Has the world turned upside down? What kind of bizarro alternate reality are we living in?
Time magazine has put advertising on its cover, and half the population is wringing its hands.
The other half is soiling its drawers.
“…what remains to be seen is, will Time and other news magazines (and sites) wear their journalism hat or
their advertising hat when the day invariably comes there is negative news about a cover advertiser?” -- The Motley Fool
“You can go ahead and mark May 22, 2014, as the day
magazine covers died.” – Media Bistro
This over a Verizon ad smaller than a matchstick, below the address label, where scarcely a human soul will ever notice it. One wonders
what value it even offers the advertiser. One wonders something else, too:
Who cares?
Yes, true -- having broken a longstanding taboo, Time Inc. will no doubt in due course expand the
ad hole, first to a page-width ribbon and eventually to….well, let’s say the next Time Person of the Year may well be the “Can you hear me now?” guy. And the move is
a categorical violation of the American Society of Magazine Editors' proscription against cover advertising. As ASME CEO Sid Holt said recently, when Scholastic broke the same rule: “It’s
unfortunate because it has the potential to tell readers and advertisers that editorial is for sale.”
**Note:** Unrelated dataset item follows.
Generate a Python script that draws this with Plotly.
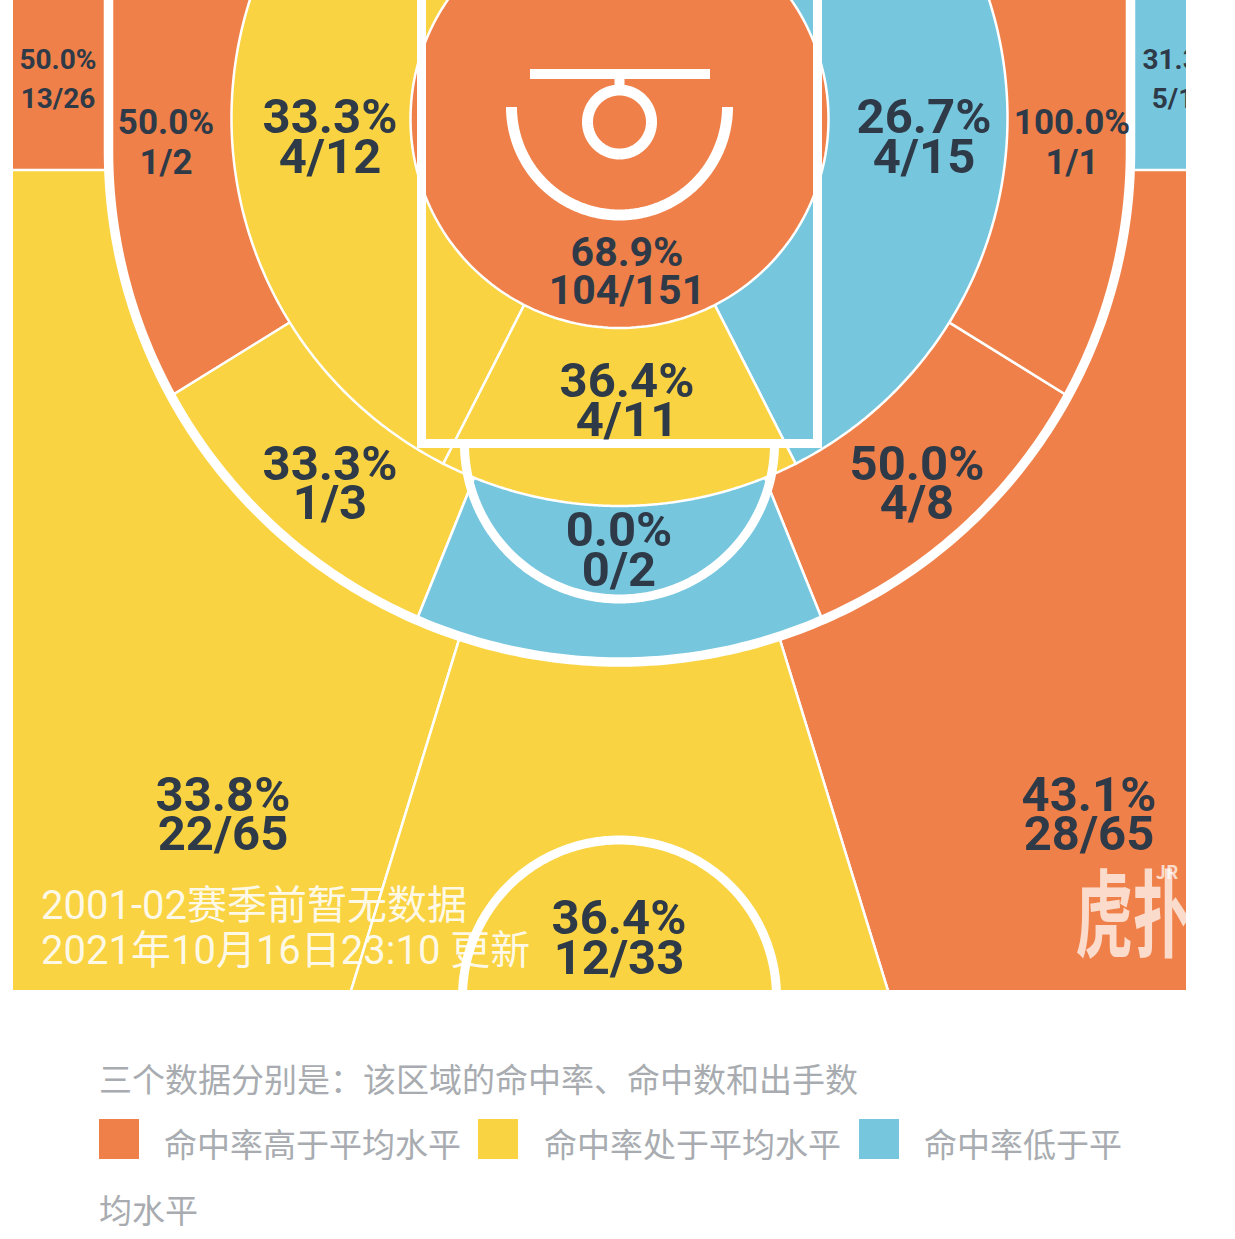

Hahahahaha. Holt didn’t mean to say it this way, but he inadvertently
confessed everything: In much of the magazine world, editorial has always been for sale -- just don’t tell the readers. They’d be upset if they knew. ASME’s injunction has
really just been a matter of appearances.
It’s the same reason you seldom see a neon sign blinking “BROTHEL.”
But that’s not why the uproar is so unfathomable.
Even as the industry expresses shock, shock at advertiser-supported publications selling advertising space to advertisers, magazines and newspapers are tripping over one another to actually, openly,
shamelessly put editorial for sale.
They call it “native advertising” -- content that exactly resembles editorial and is surrounded by editorial but is created for or by an
advertiser, usually with the most minimal disclosure. Ads disguised as stories -- the widespread and increasingly universal whoring of editorial independence to the highest bidder.
The
mechanism is that the publications’ credibility -- and the readers’ trust -- transfers to the masquerading advertiser. It is scandalous and ruinous, yet regarded with a shrug throughout
the media and ad industries, because -- after all -- we need the money.
And people’s knickers are in a wad about cover ads that are clearly ads? That’s what’s so crazy. There
is absolutely nothing wrong with ad revenue subsidizing the publication of independent editorial. That has been the business model for three centuries and it served us well. Audiences understand that
advertisers advertising themselves is what picks up the tab for coverage of Boko Haram and the Kardashians. Maybe readers don’t like ads, but they understand the quid pro quo. ALL content is
“sponsored content.”
What readers will despise is figuring out that publishers have been greedy participants in a conspiracy of deception. And when they do, nobody will sweat an ad
on the cover of Time magazine. Because then the mechanism will go in reverse; the universal mistrust of advertisers will transfer to the publishers who have been helping disguise them.
And all parties -- except the public -- will get what they deserve.